» PROBLEM DESCRIPTION:
Print only the lines from the top of the data through the line with "for a thread</text>", both included, skipping every picture.

» DATA LINES:
---+---

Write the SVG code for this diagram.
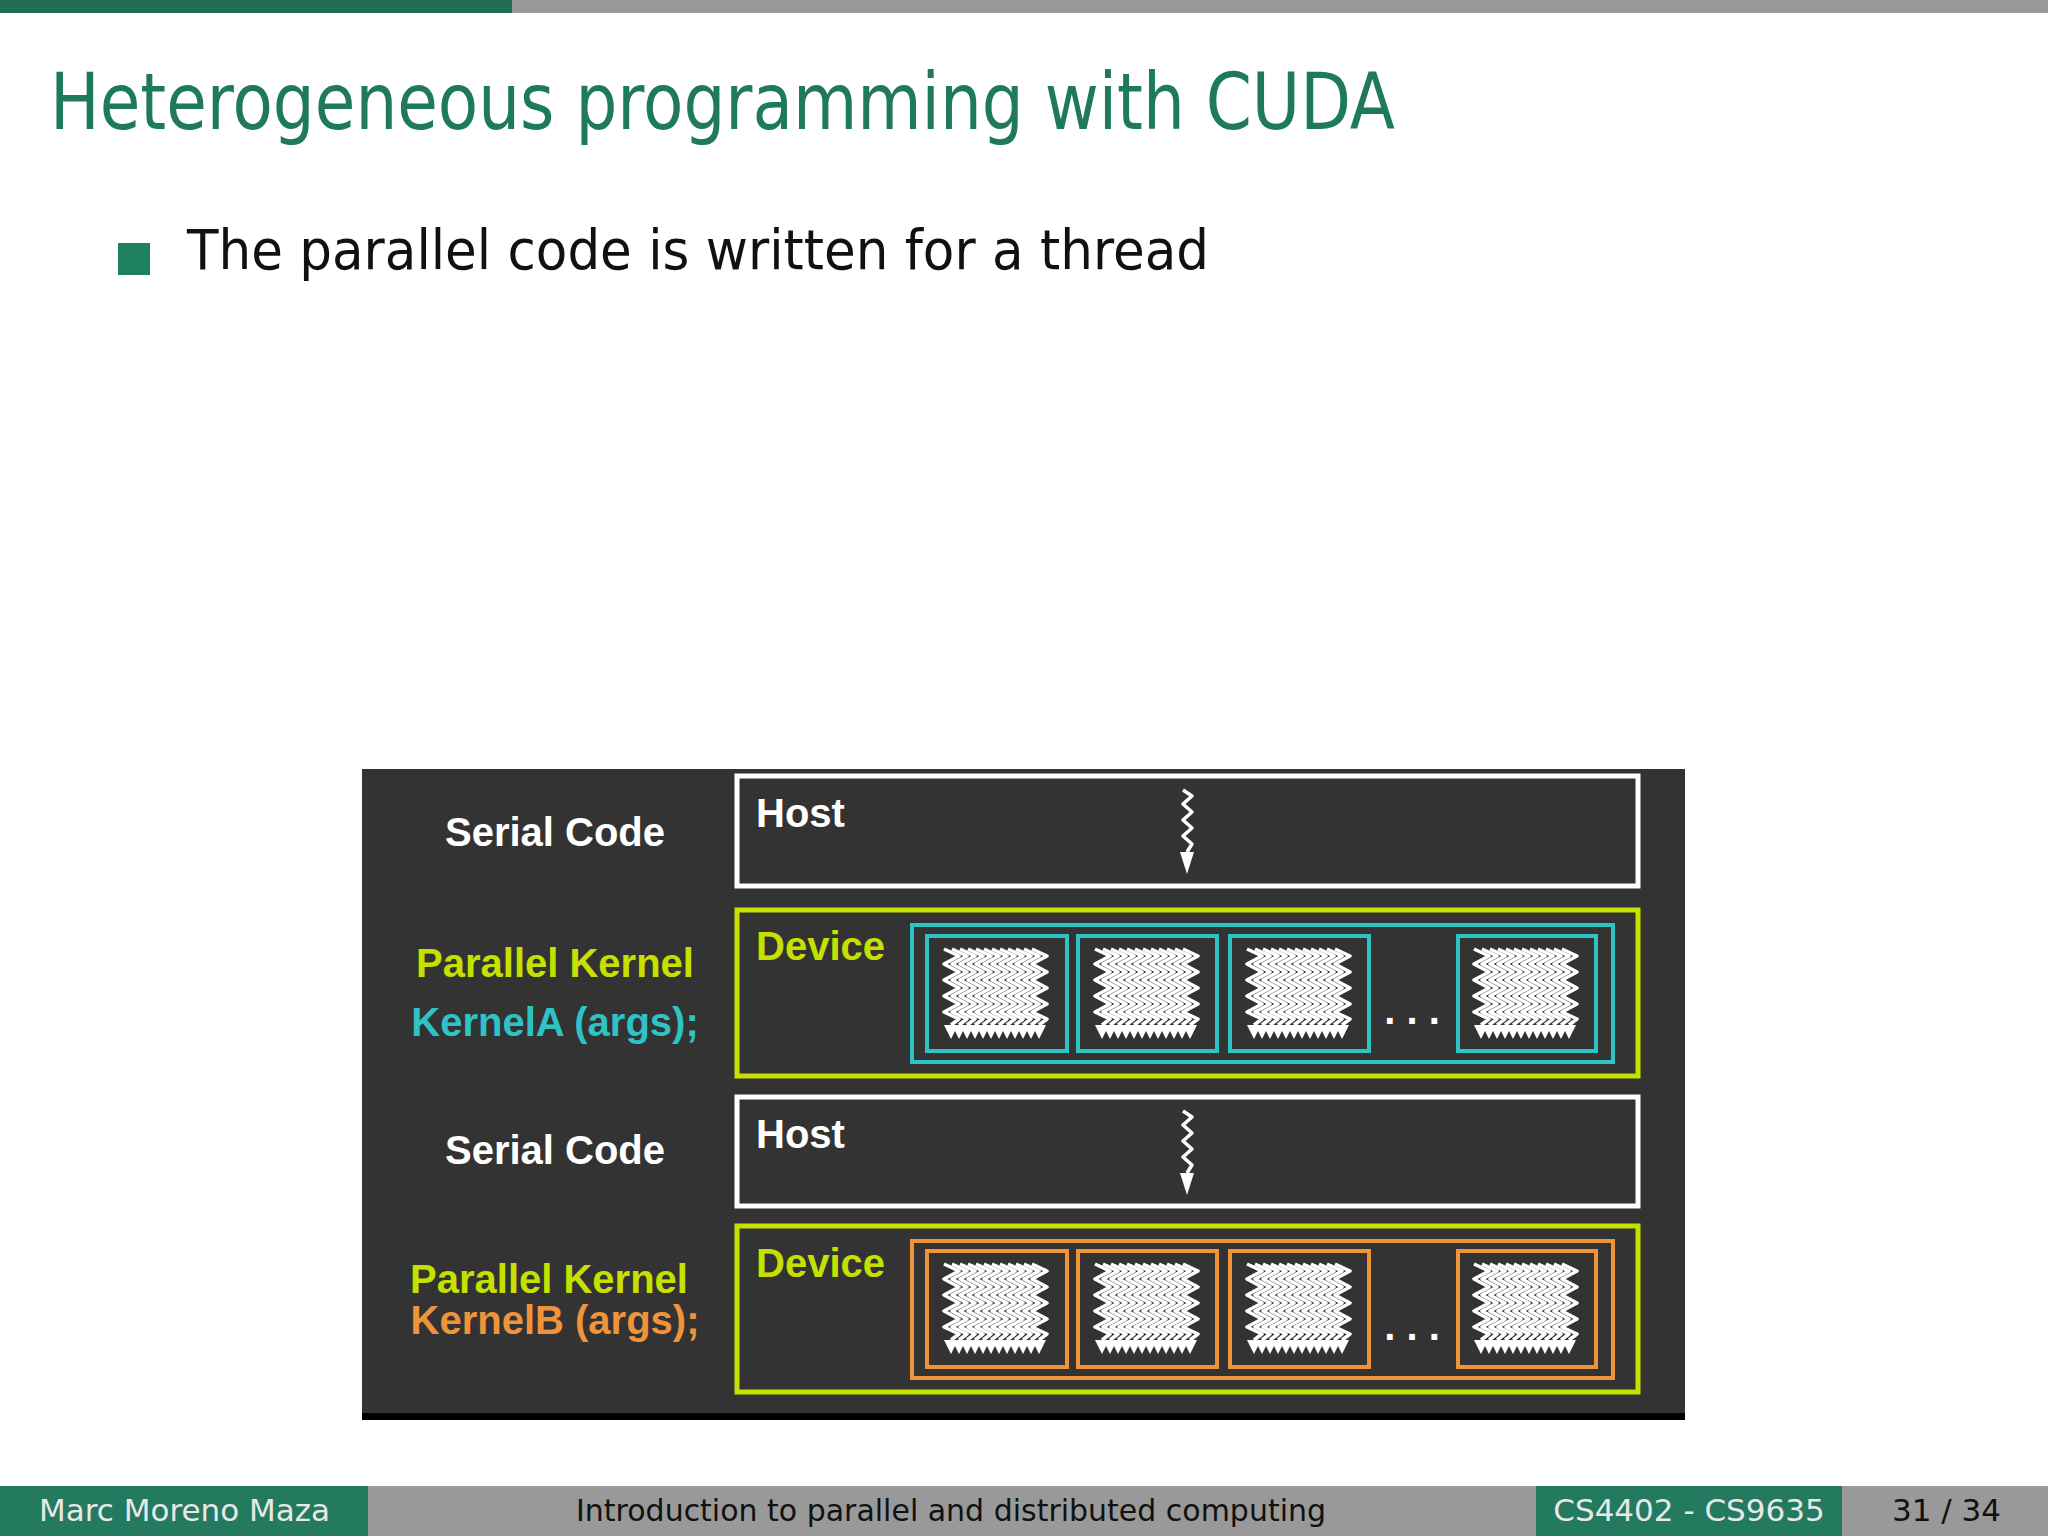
<svg xmlns="http://www.w3.org/2000/svg" xmlns:xlink="http://www.w3.org/1999/xlink" width="2048" height="1536" viewBox="0 0 2048 1536">
<style>
.lbl{font-family:"Liberation Sans",Arial,sans-serif;font-weight:bold;font-size:40px}
.slide{font-family:"DejaVu Sans","Noto Sans",sans-serif}
.host{fill:none;stroke:#fff;stroke-width:5}
.dev{fill:none;stroke:#c6e000;stroke-width:5}
.cy{fill:none;stroke:#2ec4c6;stroke-width:4}
.or{fill:none;stroke:#f0943a;stroke-width:4}
.th{fill:none;stroke:#fff;stroke-width:3.5;stroke-linejoin:round}
</style>
<defs>
<g id="thr">
<polyline class="th" points="3,0 18,7 3,15 18,23 3,31 18,39 3,47 18,55 3,63 18,70 10,76"/>
<polygon points="3,76 17,76 10,90" fill="#fff"/>
</g>
<g id="tg">
<use xlink:href="#thr" x="0"/><use xlink:href="#thr" x="8"/><use xlink:href="#thr" x="16"/><use xlink:href="#thr" x="24"/>
<use xlink:href="#thr" x="32"/><use xlink:href="#thr" x="40"/><use xlink:href="#thr" x="48"/><use xlink:href="#thr" x="56"/>
<use xlink:href="#thr" x="64"/><use xlink:href="#thr" x="72"/><use xlink:href="#thr" x="80"/><use xlink:href="#thr" x="88"/>
</g>
<g id="arr">
<polyline class="th" points="0,0 9,6 0,14 9,22 0,30 9,38 0,46 9,54 4,62"/>
<polygon points="-3,62 11,62 4,84" fill="#fff"/>
</g>
</defs>
<rect width="2048" height="1536" fill="#fff"/>
<rect x="0" y="0" width="512" height="13" fill="#1f6e52"/>
<rect x="512" y="0" width="1536" height="13" fill="#999"/>
<text class="slide" x="50" y="129" font-size="78" fill="#1e7a5a" textLength="1345" lengthAdjust="spacingAndGlyphs">Heterogeneous programming with CUDA</text>
<rect x="118" y="243" width="32" height="32" fill="#1e8060"/>
<text class="slide" x="187" y="269" font-size="55" fill="#111" textLength="1022" lengthAdjust="spacingAndGlyphs">The parallel code is written for a thread</text>

<g id="panel">
<rect x="362" y="769" width="1323" height="645" fill="#333"/>
<rect x="362" y="1413" width="1323" height="7" fill="#000"/>
</g>
<g id="labels">
<text class="lbl" x="555" y="846" fill="#fff" text-anchor="middle">Serial Code</text>
<text class="lbl" x="555" y="977" fill="#c6e000" text-anchor="middle">Parallel Kernel</text>
<text class="lbl" x="555" y="1036" fill="#2ec4c6" text-anchor="middle">KernelA (args);</text>
<text class="lbl" x="555" y="1164" fill="#fff" text-anchor="middle">Serial Code</text>
<text class="lbl" x="549" y="1293" fill="#c6e000" text-anchor="middle">Parallel Kernel</text>
<text class="lbl" x="555" y="1334" fill="#f0943a" text-anchor="middle">KernelB (args);</text>
</g>
<g id="host1">
<rect class="host" x="737" y="776" width="901" height="110"/>
<text class="lbl" x="756" y="827" fill="#fff">Host</text>
<use xlink:href="#arr" x="1183" y="790"/>
</g>
<g id="device1">
<rect class="dev" x="737" y="910" width="901" height="166"/>
<text class="lbl" x="756" y="960" fill="#c6e000">Device</text>
<rect class="cy" x="912" y="925" width="701" height="137"/>
<rect class="cy" x="927" y="936" width="140" height="115"/>
<rect class="cy" x="1078" y="936" width="139" height="115"/>
<rect class="cy" x="1230" y="936" width="139" height="115"/>
<rect class="cy" x="1458" y="936" width="138" height="115"/>
<use xlink:href="#tg" x="941" y="949"/><use xlink:href="#tg" x="1092" y="949"/><use xlink:href="#tg" x="1244" y="949"/><use xlink:href="#tg" x="1471" y="949"/>
<text class="lbl" x="1412" y="1024" fill="#fff" text-anchor="middle">. . .</text>
</g>
<g id="host2">
<rect class="host" x="737" y="1097" width="901" height="109"/>
<text class="lbl" x="756" y="1148" fill="#fff">Host</text>
<use xlink:href="#arr" x="1183" y="1111"/>
</g>
<g id="device2">
<rect class="dev" x="737" y="1226" width="901" height="166"/>
<text class="lbl" x="756" y="1277" fill="#c6e000">Device</text>
<rect class="or" x="912" y="1241" width="701" height="137"/>
<rect class="or" x="927" y="1251" width="140" height="116"/>
<rect class="or" x="1078" y="1251" width="139" height="116"/>
<rect class="or" x="1230" y="1251" width="139" height="116"/>
<rect class="or" x="1458" y="1251" width="138" height="116"/>
<use xlink:href="#tg" x="941" y="1264"/><use xlink:href="#tg" x="1092" y="1264"/><use xlink:href="#tg" x="1244" y="1264"/><use xlink:href="#tg" x="1471" y="1264"/>
<text class="lbl" x="1412" y="1340" fill="#fff" text-anchor="middle">. . .</text>
</g>
<g id="connectors"></g>

<g id="footer" class="slide" font-size="31">
<rect x="0" y="1486" width="368" height="50" fill="#237a5f"/>
<rect x="368" y="1486" width="1168" height="50" fill="#999"/>
<rect x="1536" y="1486" width="306" height="50" fill="#237a5f"/>
<rect x="1842" y="1486" width="206" height="50" fill="#999"/>
<text x="39" y="1521" fill="#e8e8e8">Marc Moreno Maza</text>
<text x="951" y="1521" fill="#111" text-anchor="middle" textLength="750" lengthAdjust="spacingAndGlyphs">Introduction to parallel and distributed computing</text>
<text x="1689" y="1521" fill="#e8e8e8" text-anchor="middle">CS4402 - CS9635</text>
<text x="2001" y="1521" fill="#111" text-anchor="end">31 / 34</text>
</g>
</svg>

---+---

» WORKED SOLUTION:
Write the SVG code for this diagram.
<svg xmlns="http://www.w3.org/2000/svg" xmlns:xlink="http://www.w3.org/1999/xlink" width="2048" height="1536" viewBox="0 0 2048 1536">
<style>
.lbl{font-family:"Liberation Sans",Arial,sans-serif;font-weight:bold;font-size:40px}
.slide{font-family:"DejaVu Sans","Noto Sans",sans-serif}
.host{fill:none;stroke:#fff;stroke-width:5}
.dev{fill:none;stroke:#c6e000;stroke-width:5}
.cy{fill:none;stroke:#2ec4c6;stroke-width:4}
.or{fill:none;stroke:#f0943a;stroke-width:4}
.th{fill:none;stroke:#fff;stroke-width:3.5;stroke-linejoin:round}
</style>
<defs>
<g id="thr">
<polyline class="th" points="3,0 18,7 3,15 18,23 3,31 18,39 3,47 18,55 3,63 18,70 10,76"/>
<polygon points="3,76 17,76 10,90" fill="#fff"/>
</g>
<g id="tg">
<use xlink:href="#thr" x="0"/><use xlink:href="#thr" x="8"/><use xlink:href="#thr" x="16"/><use xlink:href="#thr" x="24"/>
<use xlink:href="#thr" x="32"/><use xlink:href="#thr" x="40"/><use xlink:href="#thr" x="48"/><use xlink:href="#thr" x="56"/>
<use xlink:href="#thr" x="64"/><use xlink:href="#thr" x="72"/><use xlink:href="#thr" x="80"/><use xlink:href="#thr" x="88"/>
</g>
<g id="arr">
<polyline class="th" points="0,0 9,6 0,14 9,22 0,30 9,38 0,46 9,54 4,62"/>
<polygon points="-3,62 11,62 4,84" fill="#fff"/>
</g>
</defs>
<rect width="2048" height="1536" fill="#fff"/>
<rect x="0" y="0" width="512" height="13" fill="#1f6e52"/>
<rect x="512" y="0" width="1536" height="13" fill="#999"/>
<text class="slide" x="50" y="129" font-size="78" fill="#1e7a5a" textLength="1345" lengthAdjust="spacingAndGlyphs">Heterogeneous programming with CUDA</text>
<rect x="118" y="243" width="32" height="32" fill="#1e8060"/>
<text class="slide" x="187" y="269" font-size="55" fill="#111" textLength="1022" lengthAdjust="spacingAndGlyphs">The parallel code is written for a thread</text>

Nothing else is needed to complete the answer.